Se, em termos gerais, houve inegável avanço, a situação é bem diferente quando desmembramos os dados. No Maranhão, por exemplo, há apenas 1,3 médico por mil habitantes, enquanto, no Distrito Federal, o índice sobe para 6,3. O quadro que se apresenta é, portanto, preocupante, pois as regiões carentes continuam desassistidas (existe alguma evolução, porém muito lenta) e os centros urbanos, onde se situa a maior parte das faculdades de medicina, estão lotados de profissionais, por vezes, subqualificados. Além disso, os especialistas, de modo geral, também estão concentrados em regiões urbanas e capitais.
Não nos parece produtivo abrir um número ilimitado de cursos de graduação sem vagas correspondentes na residência médica.
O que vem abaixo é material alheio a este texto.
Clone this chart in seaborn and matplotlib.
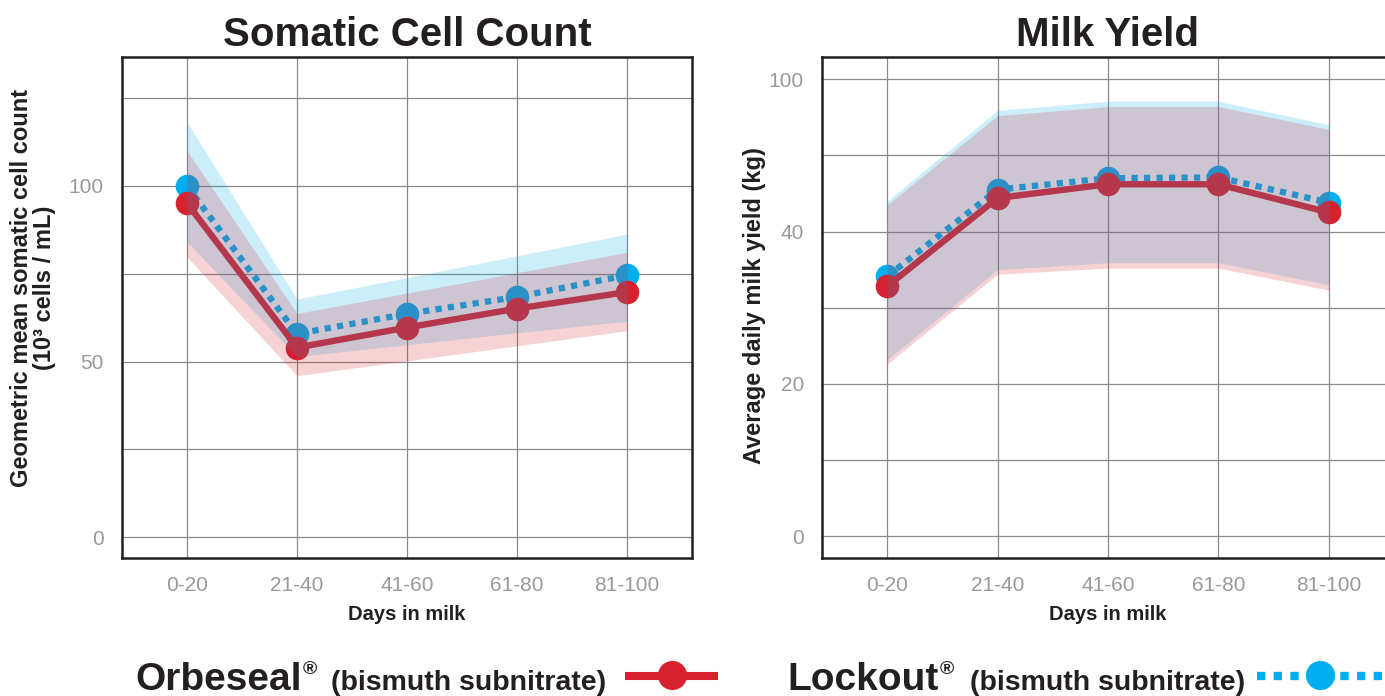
import pandas as pd
import matplotlib
matplotlib.use("Agg")
import matplotlib.pyplot as plt
from matplotlib.lines import Line2D
import seaborn as sns

# --- datos ---
days = ["0-20", "21-40", "41-60", "61-80", "81-100"]

scc_orbeseal = [95.1, 54.0, 59.7, 65.1, 69.8]
scc_orbeseal_lo = [79.8, 46.0, 50.2, 54.5, 58.8]
scc_orbeseal_hi = [110.0, 63.7, 69.5, 75.3, 81.1]
scc_lockout = [100.0, 57.9, 63.6, 68.4, 74.6]
scc_lockout_lo = [84.1, 51.4, 54.8, 58.2, 61.5]
scc_lockout_hi = [118.2, 67.8, 73.9, 80.1, 86.3]
scc_yticks = [0, 25, 50, 75, 100, 125]
scc_ytick_labels = ["0", "", "50", "", "100", ""]

milk_orbeseal = [32.8, 44.4, 46.2, 46.2, 42.5]
milk_orbeseal_lo = [22.6, 34.4, 35.2, 35.2, 32.3]
milk_orbeseal_hi = [43.5, 55.2, 56.4, 56.4, 53.4]
milk_lockout = [34.1, 45.5, 47.0, 47.1, 43.8]
milk_lockout_lo = [23.2, 35.0, 35.9, 35.9, 33.0]
milk_lockout_hi = [44.0, 55.9, 57.1, 57.1, 54.0]
milk_yticks = [0, 10, 20, 30, 40, 50, 60]
milk_ytick_labels = ["0", "", "20", "", "40", "", "100"]

RED = "#d7212e"
BLUE = "#00aeef"
GRID = "#8a8a8a"
TICK_TXT = "#999999"
INK = "#231f20"

sns.set_style("white")
plt.rcParams["font.family"] = ["Liberation Sans", "DejaVu Sans"]

fig = plt.figure(figsize=(13.85, 6.96), dpi=100)
ax1 = fig.add_axes([0.0881, 0.1983, 0.4116, 0.7198])
ax2 = fig.add_axes([0.5935, 0.1983, 0.4130, 0.7198])


def panel(ax, orb, orb_lo, orb_hi, lock, lock_lo, lock_hi):
    df = pd.DataFrame({"days": days * 2,
                       "value": lock + orb,
                       "product": ["Lockout"] * 5 + ["Orbeseal"] * 5})
    sns.lineplot(data=df[df["product"] == "Lockout"], x="days", y="value",
                 color=BLUE, lw=4.5, marker="o", ms=17, markeredgewidth=0,
                 sort=False, ax=ax, zorder=2)
    ln = ax.lines[-1]
    ln.set_dashes([1, 1])
    ln.set_dash_capstyle("butt")
    sns.lineplot(data=df[df["product"] == "Orbeseal"], x="days", y="value",
                 color=RED, lw=4.6, marker="o", ms=17, markeredgewidth=0,
                 sort=False, ax=ax, zorder=2)
    # bandas encima de las lineas (como en el original)
    ax.fill_between(days, lock_lo, lock_hi, color=BLUE, alpha=0.2, lw=0, zorder=3)
    ax.fill_between(days, orb_lo, orb_hi, color=RED, alpha=0.2, lw=0, zorder=3)

    ax.set_xlim(-0.59, 4.59)
    ax.set_axisbelow(True)
    ax.grid(True, color=GRID, lw=0.9)
    ax.tick_params(axis="both", length=11, width=0.9, color=GRID,
                   labelcolor=TICK_TXT, labelsize=15, pad=2)
    for s in ax.spines.values():
        s.set_color(INK)
        s.set_linewidth(1.8)
        s.set_zorder(5)
    ax.set_xlabel("Days in milk", fontsize=14.5, fontweight="bold", color=INK)
    ax.xaxis.set_label_coords(0.5, -0.094)


panel(ax1, scc_orbeseal, scc_orbeseal_lo, scc_orbeseal_hi,
      scc_lockout, scc_lockout_lo, scc_lockout_hi)
ax1.set_ylim(-5.9, 136.7)
ax1.set_yticks(scc_yticks)
ax1.set_yticklabels(scc_ytick_labels)
ax1.set_title("Somatic Cell Count", fontsize=29, fontweight="bold", pad=8, color=INK)
ax1.set_ylabel("Geometric mean somatic cell count\n(10³ cells / mL)",
               fontsize=17, fontweight="bold", linespacing=1.0, color=INK)
ax1.yaxis.set_label_coords(-0.115, 0.54)

panel(ax2, milk_orbeseal, milk_orbeseal_lo, milk_orbeseal_hi,
      milk_lockout, milk_lockout_lo, milk_lockout_hi)
ax2.set_ylim(-2.84, 62.9)
ax2.set_yticks(milk_yticks)
ax2.set_yticklabels(milk_ytick_labels)
ax2.set_title("Milk Yield", fontsize=29, fontweight="bold", pad=8, color=INK)
ax2.set_ylabel("Average daily milk yield (kg)", fontsize=17,
               fontweight="bold", color=INK)
ax2.yaxis.set_label_coords(-0.098, 0.503)

# --- leyenda inferior ---
W, H = 1385, 696
renderer = fig.canvas.get_renderer()
base = 1 - 690 / H


def legend_label(x0, name, x_desc):
    t = fig.text(x0 / W, base, name, fontsize=28, fontweight="bold",
                 va="baseline", color=INK)
    x_end = t.get_window_extent(renderer).x1
    fig.text((x_end + 1) / W, 1 - 674 / H, "®", fontsize=14, fontweight="bold",
             va="baseline", color=INK)
    fig.text(x_desc / W, base, "(bismuth subnitrate)", fontsize=20.5,
             fontweight="bold", va="baseline", color=INK)


legend_label(135, "Orbeseal", 331)
fig.add_artist(Line2D([625 / W, 718 / W], [1 - 676 / H] * 2, transform=fig.transFigure,
                      color=RED, lw=5.8, solid_capstyle="butt"))
fig.add_artist(Line2D([672 / W], [1 - 675 / H], transform=fig.transFigure,
                      color=RED, marker="o", ms=21, markeredgewidth=0))

legend_label(787, "Lockout", 970)
lk = Line2D([1257 / W, 1385 / W], [1 - 676 / H] * 2, transform=fig.transFigure,
            color=BLUE, lw=6, solid_capstyle="butt", dash_capstyle="butt")
lk.set_dashes([1, 1])
fig.add_artist(lk)
fig.add_artist(Line2D([1320 / W], [1 - 675 / H], transform=fig.transFigure,
                      color=BLUE, marker="o", ms=21, markeredgewidth=0))

fig.savefig("out.png", dpi=100)
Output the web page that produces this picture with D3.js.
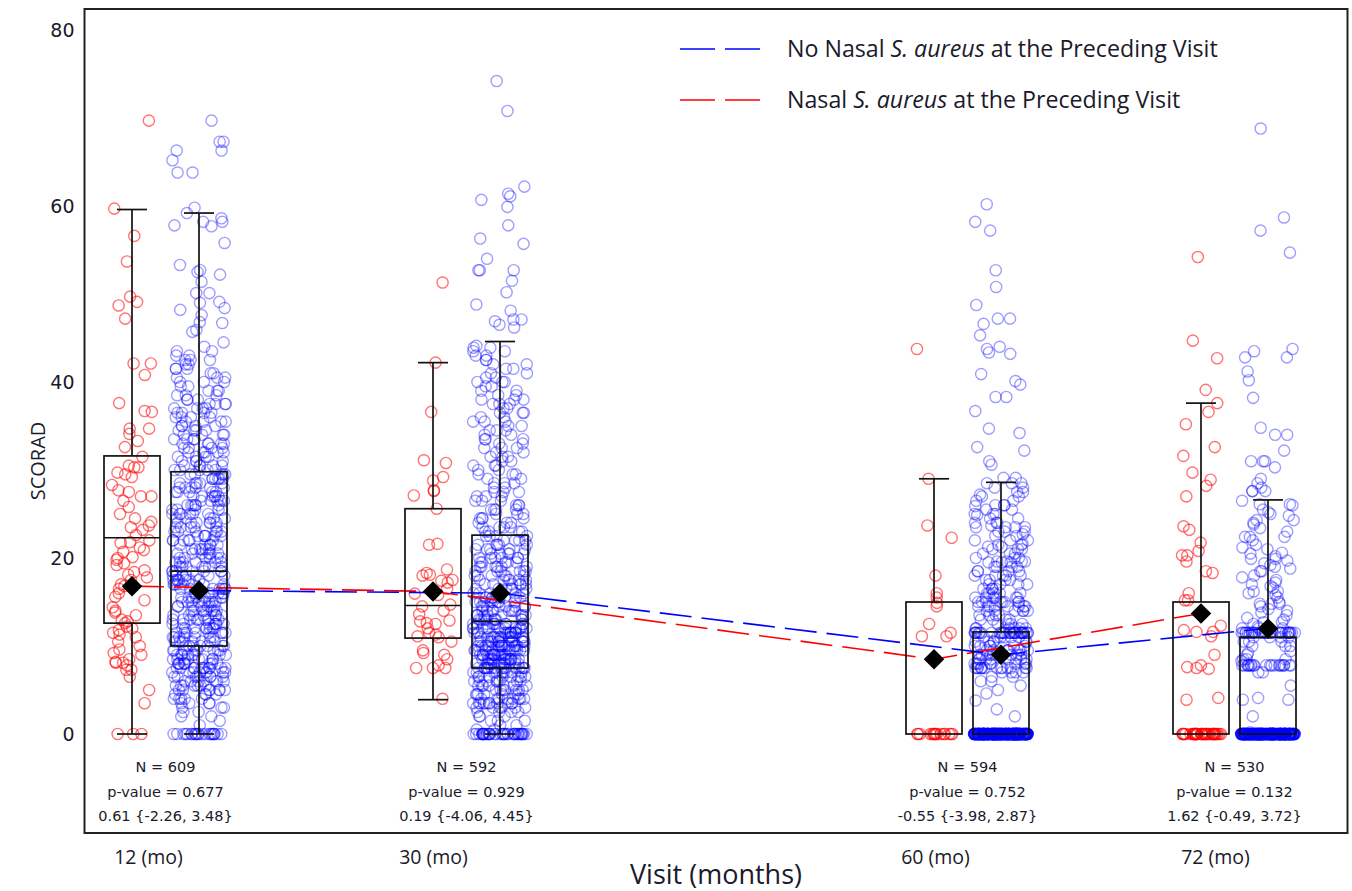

A qualificação é importante em todas as profissões, mas, na medicina, ela pode representar o destino de um paciente. Mesmo o profissional que deseja atuar de forma abrangente pode – e deve – fazer uma residência, por exemplo em medicina da família e comunidade ou em clínica médica. Com os rápidos avanços da medicina, é difícil conceber um profissional que não se aperfeiçoe ou não se atualize constantemente.
É inegável a importância da residência para a formação do médico. Nessa atividade, ele é desafiado nos vários níveis de complexidade da profissão e recebe orientação para a prática. Em um país com a extensão e a diversidade do Brasil, a vivência do mundo real oferece oportunidades únicas de aperfeiçoamento. Nas palavras de William Olster, “quem estuda medicina sem livros navega por mar desconhecido, mas quem estuda medicina sem pacientes não vai para o mar de forma alguma”.
Hoje o que vemos é que a concentração de médicos em determinadas regiões e o déficit de formação são duas faces de um mesmo problema. Ao mesmo tempo que faltam vagas na residência, faculdades oferecem pós-graduação lato sensu e criam uma espécie de novo perfil de médico, que tem pressa de entrar na vida profissional, geralmente nas grandes cidades, e menos interesse em se aperfeiçoar. É urgente fazer que quantidade e qualidade caminhem lado a lado.